This week in Trumponomics: Back to the Obama economy

The good news for President Trump is we don’t seem to be headed for a recession anytime soon. But the economy is slowing to the point it resembles something Trump considers nearly as bad: the Obama economy.

GDP growth has dropped from 2.9% in 2018 to 2.1% for the second quarter of 2019. That’s comparable to the 2.2% GDP growth Obama averaged during the four years of his second term. GDP growth was 2.4% in 2017, Trump’s first year in office, and it hit 2.9% in 2018 in part because the Trump tax cuts stimulated business spending. That boost is fading, if not completely gone.
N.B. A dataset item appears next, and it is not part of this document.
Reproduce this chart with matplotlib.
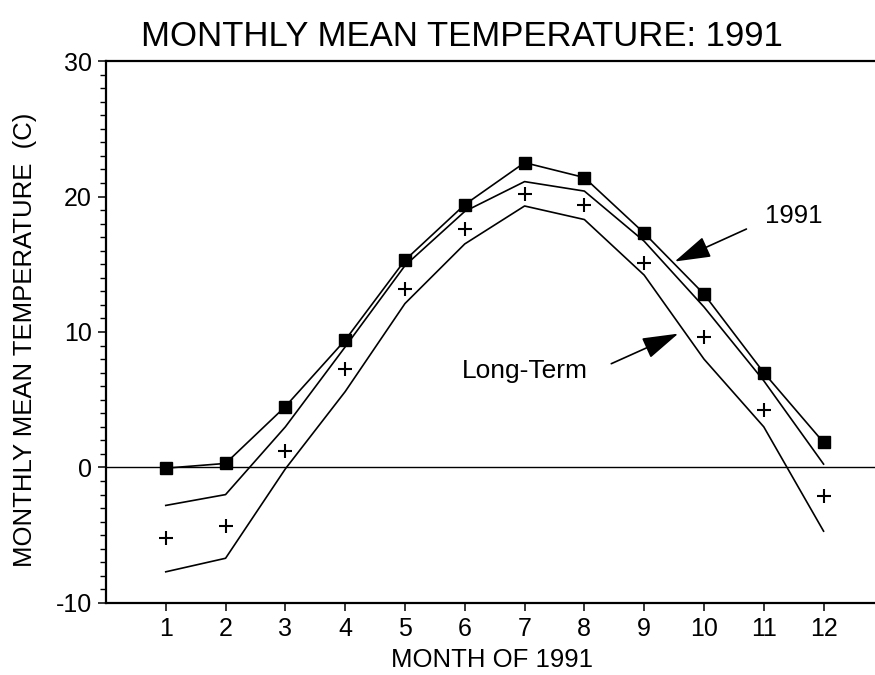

Job growth so far this year is averaging 165,000 new jobs per month, down from 223,000 in 2018 and 179,000 in 2017. This year’s average is actually considerably below the average for Obama’s second term, which was 216,000 new jobs per month.

Other indicators show the economy in retreat. Measures of both the manufacturing and the service sectors have drifted back to levels of 2016 (Obama’s last full year in office). The average workweek has been declining all year and is back to 2017 levels. Falling bond yields may be a recession indicator. Two-thirds of CFOs in a Duke University survey think there will be a recession by the end of next year. And the Morgan Stanley business-conditions index plunged in August to the lowest levels since the recession year of 2008.
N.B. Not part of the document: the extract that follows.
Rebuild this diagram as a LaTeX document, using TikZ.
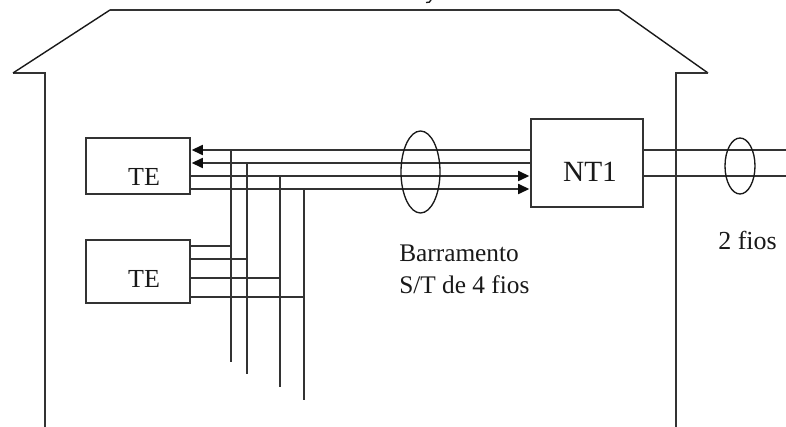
\documentclass[tikz,border=0pt]{standalone}
\usepackage{fontspec}
\setmainfont{Liberation Serif}
\usetikzlibrary{arrows.meta,shapes.geometric}
\tikzset{
  px/.style={x=0.75pt,y=-0.75pt},
  line/.style={draw=black!80,line width=1.55pt},
  slant/.style={draw=black!90,line width=1.05pt},
  thinline/.style={draw=black!90,line width=1pt},
  box/.style={line,rectangle,inner sep=0pt,outer sep=0pt,anchor=north west},
  ring/.style={thinline,ellipse,inner sep=0pt},
  lbl/.style={inner sep=0pt,text=black!90,anchor=base},
  small/.style={lbl,anchor=base west,font=\fontsize{19pt}{24pt}\selectfont},
  tip/.style={-{Triangle[length=8.5pt,width=7.5pt,inset=0pt,color=black!95]},shorten >=1.2pt}
}
\begin{document}
\begin{tikzpicture}[px]
\useasboundingbox (0,0) rectangle (786,427);
% house
\coordinate (h1) at (45,427); \coordinate (h2) at (45,73); \coordinate (h3) at (13,73);
\coordinate (h4) at (110,10); \coordinate (h5) at (619,10); \coordinate (h6) at (708,73);
\coordinate (h7) at (676,73); \coordinate (h8) at (676,427);
\draw[line] (h1)--(h2)--(h3);
\draw[slant] (h3)--(h4);
\draw[line] (h4)--(h5);
\draw[slant] (h5)--(h6);
\draw[line] (h6)--(h7)--(h8);
% boxes
\node[box,minimum width=78pt,minimum height=42pt] (te1) at (86,138) {};
\node[box,minimum width=78pt,minimum height=47.25pt] (te2) at (86,240) {};
\node[box,minimum width=84pt,minimum height=66pt] (nt) at (531,119) {};
% labels
\node[lbl,font=\fontsize{19.5pt}{24pt}\selectfont] (l1) at (144,186) {TE};
\node[lbl,font=\fontsize{19.5pt}{24pt}\selectfont] (l2) at (144,288) {TE};
\node[lbl,font=\fontsize{22pt}{26pt}\selectfont] (l3) at (590,181.5) {NT1};
\node[small] (l4) at (399,262) {Barramento};
\node[small] (l4b) at (399,294) {S/T de 4 fios};
\node[small,font=\fontsize{19.5pt}{24pt}\selectfont] (l5) at (718,250) {2 fios};
% bus: vertical wire ends
\coordinate (a) at (231,150); \coordinate (a2) at (231,362);
\coordinate (b) at (247,163); \coordinate (b2) at (247,374);
\coordinate (c) at (280,176); \coordinate (c2) at (280,387);
\coordinate (d) at (304,189); \coordinate (d2) at (304,400);
\draw[line] (a)--(a2); \draw[line] (b)--(b2); \draw[line] (c)--(c2); \draw[line] (d)--(d2);
% bus horizontals
\draw[line,tip] (nt.west |- a) -- (te1.east |- a);
\draw[line,tip] (nt.west |- b) -- (te1.east |- b);
\draw[line,tip] (te1.east |- c) -- (nt.west |- c);
\draw[line,tip] (te1.east |- d) -- (nt.west |- d);
% second TE stubs
\coordinate (s1) at (231,246); \coordinate (s2) at (247,259);
\coordinate (s3) at (280,278); \coordinate (s4) at (304,297);
\draw[line] (te2.east |- s1) -- (s1);
\draw[line] (te2.east |- s2) -- (s2);
\draw[line] (te2.east |- s3) -- (s3);
\draw[line] (te2.east |- s4) -- (s4);
% outgoing pair
\coordinate (r1) at (786,150); \coordinate (r2) at (786,176);
\draw[line] (nt.east |- r1) -- (r1);
\draw[line] (nt.east |- r2) -- (r2);
% rings
\node[ring,minimum width=29.25pt,minimum height=61.5pt] (e1) at (420.5,172) {};
\node[ring,minimum width=22.5pt,minimum height=42pt] (e2) at (740,166) {};
% clipped descender at the top edge
\draw[thinline] (431,0) .. controls (430,2) and (429,3) .. (426,2.5);
\end{tikzpicture}
\end{document}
Trump should be huddling with White House economists to figure out what he can do to keep a 10-year recovery going. Instead, he’s escalating this trade war with China, which could itself trigger a recession, and bashing the Federal Reserve for failing to perform economic miracles. For these reasons, this week’s Trump-o-meter reads FAILING, the second-lowest rating.

Source: Yahoo Finance
Source: Yahoo Finance

Trump now says he doesn’t care if trade talks with China break down, which suggests the trade war is going to get worse and stay that way. Trump has promised to impose new 10% tariffs on imported Chinese consumer products starting Sept. 1, which will directly raise the cost of thousands of everyday items American purchase. A 10% tariff won’t be ruinous, but it will be the first time consumers directly feel the pain of Trump’s trade war. That would raise the total cost of Trump’s tariffs to about $100 billion per year, according to Moody’s Analytics.

Consumer spending has been a bright spot in the economy, with most Americans generally unfazed by the trade war up till now. That’s why Trump is playing with fire by putting tariffs on consumer goods. CEOs are already skittish about Trump’s reckless trade policies, which has depressed business spending. If consumer spending falls as well, that could be the straw that breaks the economy’s back.

Trump may think he can back off his tariff threats if required by an economic emergency. He may also think the Fed will cut interest rates more aggressively due to his trade provocations, which in turn will set everything right. If so, Trump may be badly overestimating his ability to put the genie back in the bottle once past economic activity is lost forever and the economy turns.

We’re not at the precipice yet. But Trump is leading us there. And the Obama economy will look pretty good compared with where we may end up.